The first family to move was the Moses Millers in 1833, with others following until by about 1849, there were 13 Amish Mennonite families who settled here: Christian Hertzler, Isaac Hertzler, Jacob Hertzler, John Kennel, Preacher John Mast, Daniel Nafzinger, Peter Nafzinger, Christian Neuhauser, Aaron Smoker, John Smoker, Jacob Waltz, David Warfel, and Bishop Solomon Yoder (d. 1880). A frame meetinghouse was built and dedicated on Christmas Day of 1898. The first Sunday school was opened about 1895. In 1909, Preacher John M. Hartzler moved to Long Green. When the meetinghouse burned in 1915, the Hertzlers moved to Belleville, Pa., and other families moved away.

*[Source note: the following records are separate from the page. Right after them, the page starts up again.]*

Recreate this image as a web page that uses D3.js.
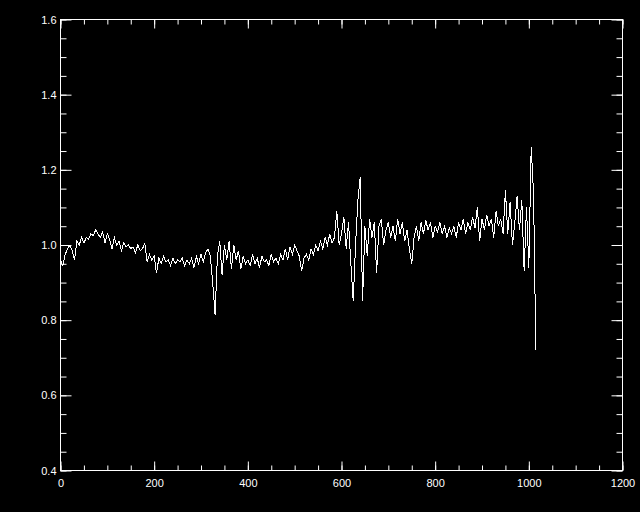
<!DOCTYPE html>
<html>
<head>
<meta charset="utf-8">
<script src="https://cdn.jsdelivr.net/npm/d3@7"></script>
<style>
  body { margin: 0; background: #000; }
  svg { display: block; }
</style>
</head>
<body>
<div id="chart"></div>
<script>

// x values step 5 from 0 to 1015
var xStart = 0, xStep = 5;
var ratio = [
  0.96, 0.945, 0.975, 0.99, 1.00, 0.985, 0.96, 1.01, 1.00, 1.02,
  1.005, 1.02, 1.015, 1.03, 1.025, 1.04, 1.03, 1.02, 1.035, 1.005,
  1.03, 1.015, 0.99, 1.02, 1.00, 1.01, 0.985, 1.005, 0.995, 1.00,
  0.99, 0.995, 0.98, 1.00, 0.985, 0.99, 1.005, 0.955, 0.975, 0.96,
  0.97, 0.925, 0.965, 0.95, 0.97, 0.955, 0.96, 0.945, 0.965, 0.95,
  0.96, 0.955, 0.965, 0.945, 0.96, 0.95, 0.965, 0.94, 0.97, 0.95,
  0.975, 0.955, 0.98, 0.99, 0.97, 0.90, 0.815, 0.97, 1.01, 0.92,
  1.00, 0.96, 1.01, 0.935, 1.00, 0.96, 0.985, 0.935, 0.97, 0.95,
  0.96, 0.945, 0.975, 0.95, 0.965, 0.94, 0.97, 0.955, 0.96, 0.945,
  0.975, 0.955, 0.965, 0.95, 0.975, 0.96, 0.99, 0.96, 0.995, 0.975,
  1.00, 0.985, 0.97, 0.93, 0.965, 0.975, 0.96, 0.99, 0.975, 1.00,
  0.985, 1.01, 0.99, 1.02, 1.00, 1.03, 1.005, 1.02, 1.09, 1.00,
  1.03, 1.075, 0.99, 1.06, 0.95, 0.85, 1.00, 1.12, 1.18, 0.85,
  1.05, 0.97, 1.07, 1.02, 1.06, 0.925, 1.05, 1.07, 1.00, 1.04,
  1.06, 1.02, 1.05, 1.01, 1.07, 1.03, 1.06, 1.01, 1.04, 0.99,
  0.95, 1.02, 1.05, 1.01, 1.06, 1.03, 1.065, 1.04, 1.06, 1.02,
  1.05, 1.035, 1.06, 1.03, 1.05, 1.02, 1.045, 1.03, 1.05, 1.02,
  1.06, 1.04, 1.07, 1.03, 1.06, 1.04, 1.075, 1.045, 1.10, 1.01,
  1.07, 1.04, 1.08, 1.05, 1.07, 1.02, 1.09, 1.05, 1.07, 1.03,
  1.145, 1.03, 1.115, 1.00, 1.06, 1.13, 1.04, 1.12, 0.93, 1.10,
  0.94, 1.26, 1.14, 0.72
];

var xTicks = [0, 200, 400, 600, 800, 1000, 1200];
var yTicks = [0.4, 0.6, 0.8, 1.0, 1.2, 1.4, 1.6];
var xMinor = d3.range(0, 1201, 50);
var yMinor = d3.range(0, 25).map(function (i) { return +(0.4 + i * 0.05).toFixed(2) });

var data = ratio.map(function (v, i) {
    return { x: xStart + i * xStep, y: v };
});

var width = 640, height = 512;
var plotL = 60.5, plotR = 622.5, plotT = 19.5, plotB = 470.5;

var svg = d3.select("#chart")
    .append("svg")
    .attr("width", width)
    .attr("height", height)
    .style("background", "#000");

var x = d3.scaleLinear().domain([0, 1200]).range([plotL, plotR]);
var y = d3.scaleLinear().domain([0.4, 1.6]).range([plotB, plotT]);

function styleAxis(g) {
    g.select(".domain").remove();
    g.selectAll("line").attr("stroke", "#fff").attr("stroke-width", 1);
    g.selectAll("text")
        .attr("fill", "#fff")
        .style("font-family", "'Liberation Sans', Arial, sans-serif")
        .style("font-size", "11px");
}

// minor ticks, all four sides
svg.append("g").attr("transform", "translate(0," + plotB + ")")
    .call(d3.axisBottom(x).tickValues(xMinor).tickSize(-5).tickFormat(""))
    .call(styleAxis);
svg.append("g").attr("transform", "translate(0," + plotT + ")")
    .call(d3.axisTop(x).tickValues(xMinor).tickSize(-5).tickFormat(""))
    .call(styleAxis);
svg.append("g").attr("transform", "translate(" + plotL + ",0)")
    .call(d3.axisLeft(y).tickValues(yMinor).tickSize(-6).tickFormat(""))
    .call(styleAxis);
svg.append("g").attr("transform", "translate(" + plotR + ",0)")
    .call(d3.axisRight(y).tickValues(yMinor).tickSize(-6).tickFormat(""))
    .call(styleAxis);

// major ticks
svg.append("g").attr("transform", "translate(0," + plotB + ")")
    .call(d3.axisBottom(x).tickValues(xTicks).tickSize(-9).tickPadding(9).tickFormat(d3.format("d")))
    .call(styleAxis);
svg.append("g").attr("transform", "translate(0," + plotT + ")")
    .call(d3.axisTop(x).tickValues(xTicks).tickSize(-9).tickFormat(""))
    .call(styleAxis);
svg.append("g").attr("transform", "translate(" + plotL + ",0)")
    .call(d3.axisLeft(y).tickValues(yTicks).tickSize(-11).tickPadding(4).tickFormat(d3.format(".1f")))
    .call(styleAxis);
svg.append("g").attr("transform", "translate(" + plotR + ",0)")
    .call(d3.axisRight(y).tickValues(yTicks).tickSize(-11).tickFormat(""))
    .call(styleAxis);

// box
svg.append("rect")
    .attr("x", plotL).attr("y", plotT)
    .attr("width", plotR - plotL).attr("height", plotB - plotT)
    .attr("fill", "none")
    .attr("stroke", "#fff")
    .attr("stroke-width", 1);

// the series (aliased, like the original plot device)
svg.append("path")
    .datum(data)
    .attr("fill", "none")
    .attr("stroke", "#fff")
    .attr("stroke-width", 1)
    .attr("shape-rendering", "crispEdges")
    .attr("d", d3.line()
        .x(function (d) { return x(d.x) })
        .y(function (d) { return y(d.y) }));

</script>
</body>
</html>
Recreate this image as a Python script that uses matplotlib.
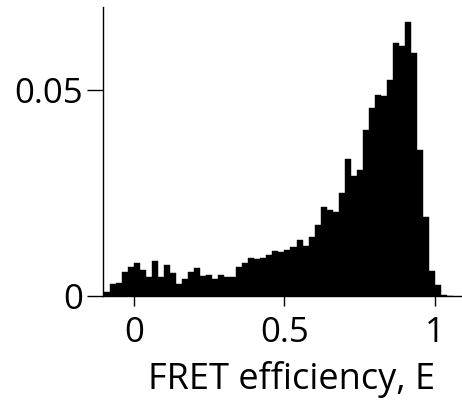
import matplotlib.pyplot as plt
import numpy as np

plt.rcParams['font.family'] = ['Open Sans', 'DejaVu Sans']

# FRET efficiency histogram, 0.02 wide bins starting at E = -0.1
bin_start = -0.1
bin_width = 0.02
fraction = [
    0.00105, 0.0029, 0.0032, 0.0059, 0.0071, 0.0081, 0.0064, 0.0047, 0.0085, 0.0045,
    0.0074, 0.0056, 0.0029, 0.0042, 0.0057, 0.0067, 0.0048, 0.0050, 0.0042, 0.0051,
    0.0047, 0.0045, 0.0071, 0.0081, 0.0093, 0.0090, 0.0091, 0.0100, 0.0110, 0.0106,
    0.0111, 0.0119, 0.0135, 0.0122, 0.0143, 0.0171, 0.0216, 0.0208, 0.0204, 0.0250,
    0.0331, 0.0290, 0.0305, 0.0401, 0.0455, 0.0486, 0.0484, 0.0524, 0.0613, 0.0605,
    0.0663, 0.0589, 0.0353, 0.0192, 0.0060, 0.0026, 0.0003, 0.0001,
]
xticks = [0, 0.5, 1]
xticklabels = ['0', '0.5', '1']
yticks = [0, 0.05]
yticklabels = ['0', '0.05']

left_edges = bin_start + bin_width * np.arange(len(fraction))

fig = plt.figure(figsize=(4.62, 4.01), dpi=100)
ax = fig.add_axes([0.223, 0.262, 0.777, 0.7205])

ax.bar(left_edges, fraction, width=bin_width, align='edge',
       color='black', edgecolor='black', linewidth=0.3)

ax.set_xlim(-0.103, 1.09)
ax.set_ylim(0, 0.07)

for side in ['top', 'right']:
    ax.spines[side].set_visible(False)
for side in ['left', 'bottom']:
    ax.spines[side].set_linewidth(1.0)

ax.set_xticks(xticks)
ax.set_xticklabels(xticklabels)
ax.set_yticks(yticks)
ax.set_yticklabels(yticklabels)
ax.tick_params(axis='x', direction='out', length=7.5, width=1.0, pad=7, labelsize=25)
ax.tick_params(axis='y', direction='out', length=11.5, width=1.0, pad=3, labelsize=25)

ax.set_xlabel('FRET efficiency, E', fontsize=26, ha='right')
ax.xaxis.set_label_coords(0.925, -0.225)

fig.savefig('out.png', dpi=100)
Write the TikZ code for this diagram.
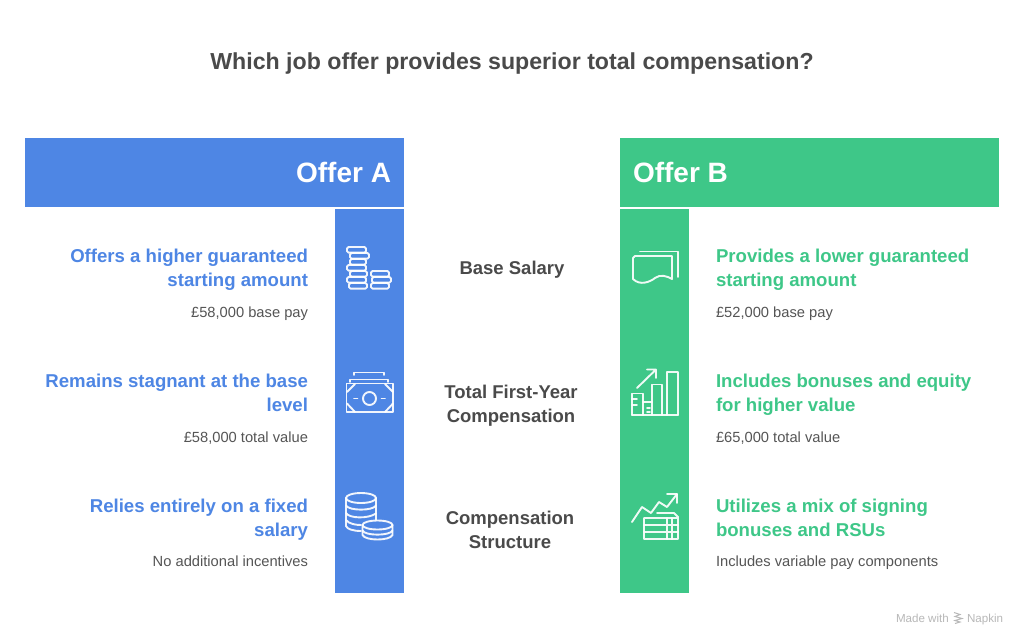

The last surviving member died in 1953. The cemetery continues to be cared for by descendants.
For more information about this bus trip to Long Green, Maryland, contact Lois Ann Mast at lois@masthof.com or call 610-286-0258.
PHOTO CAPTION: The Long Green Mennonite Cemetery is what remains of the Mennonite families who lived in the heart of the Long Green Valley about 15 miles northeast of Baltimore, Md. Here they worshipped at the Long Green Amish Mennonite Church. “Long Green was a rich farming valley and land was cheap. More folks would have moved here had there been no slavery.”—David Luthy, The Amish in America: Settlements That Failed, 1840-1960 (Pathway Pub, 1986, p. 169).